1. Create a dictionary that maps each word in a document to its word position in the document;
2. Declare a set called words that contains the position of all occurences of the first word in a phrase (i.e. “Homebrew”);
3. For each word in a term (i.e. “Homebrew”, “Website”, “Club”), find all term positions. Subtract i from each term position, where i is the position of the word in the term (i.e. “Homebrew” = position - 0, “Website” = position - 1). Store these positions in a set called positions_for_word. Calculate the intersection of words and positions_for_word, and set the value of words to the new, intersected set.
4. After evaluating all terms, return True if the length of the words is greater than 0; otherwise, return False.

My code is as follows:

from collections import defaultdict

text = "Homebrew Website Club is a weekly meetup of people interested in personal websites."

def check_for_collocation(text, term):
    word2pos = defaultdict(list)

    for i, word in enumerate(text.split()):
        word2pos[word].append(i)

    term_parts = term.split()
    words = set(word2pos[term_parts[0]])

    for i, t in enumerate(term_parts):
        term_positions = set([pos - i for pos in word2pos[t]])
        words = words.intersection(term_positions)

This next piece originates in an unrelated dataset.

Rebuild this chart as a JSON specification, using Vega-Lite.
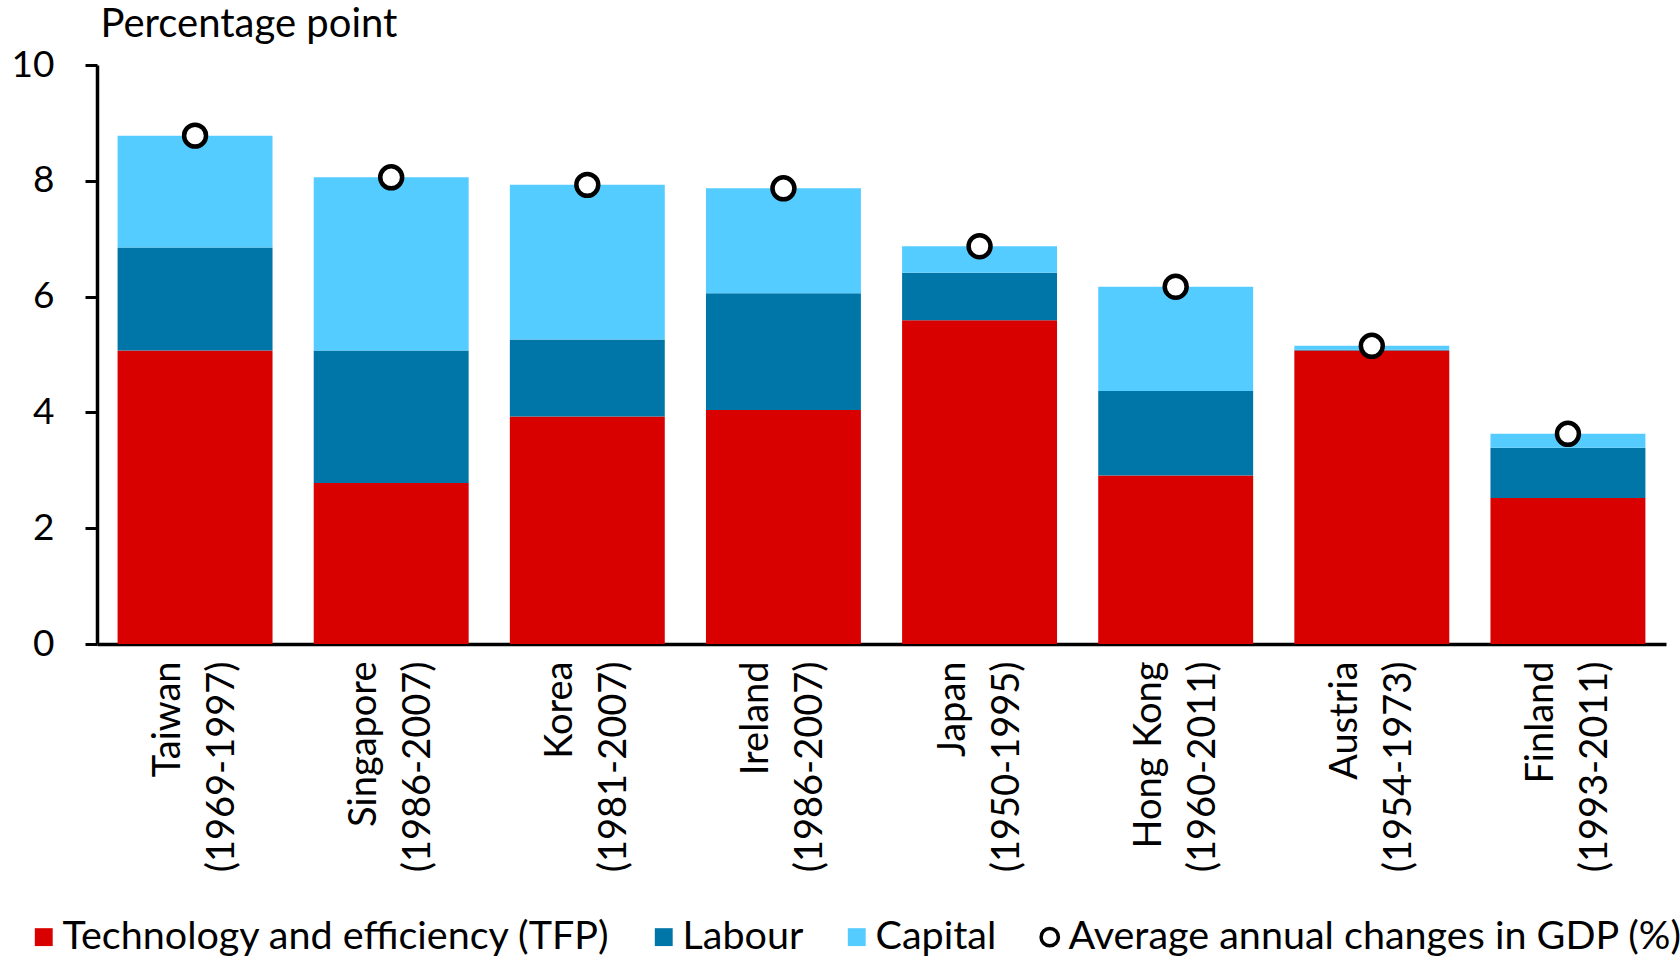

    if first_term_position:
        return True

    return False

print(check_for_collocation(text, "Website Club is"))

Instead of iterating over each word and comparing if the next word is equal to a specific word in a phrase, I decided to use sets.

Let’s work through the above code with an example.

Suppose we have the text in the code snippet above, and the term Website Club is that we want to check is in the document. First, we calculate a dictionary of words mapped to positions, like:

{
	"Homebrew": [0],
	"Website": [1],
	"Club": [2],
	"is": [3],
	"a": [4],
	...
}

words is initially the value of the first word, which in the above case is [0]. In the for i, t in enumerate(term_parts): for loop, we iterate over each term (Website, Club, is), and keep a variable i that tracks the position we are at in the terms.

We iterate over each term. For ecah term, we get the positions of the term in the document. Then, we substract i from each position.

For the term Website, term_positions becomes:

This is because the position of Website is 1.

We intersect this with the starting set, which contains {1} because we initialized it with the first word values. This is important because you cannot calculate the intersection of an empty set.

For the term Club, term_positions becomes:

Wait, [1] again? How does that work? This is why we subtract i from each position. Because Club is one word away from Website, the position in the document subtracted by the position in the phrase for which we are looking will be 1.

The intersection of 1 and 1 is 1.

For the term is, term_positions becomes [1], because it follows Club.

The intersection of all values is the list [1]. Because the list contains an item, it means our whole phrase had been found.

If we were searching for Website Club cookie, the term_positions for cookie is an empty list. The empty set intersected with {1} is an empty set. An empty set means the phrase is not in our document.

This algorithm works no matter where a document is. You can also use it to count how many occurences there are of a phrase, and keep track of the start of each occurence.

In this case, {1} tells us that the phrase Website Club is starts at the 1 index in the list of words in text. If Website Club is was also in the 50th position, our set would be {1, 50}, each item denoting the start of the exact phrase Website Club is.

With this computation, my site search can efficiently find documents that contain an exact phrase without having to do a string search. Documents that contain an exact phrase can then be promoted in search results.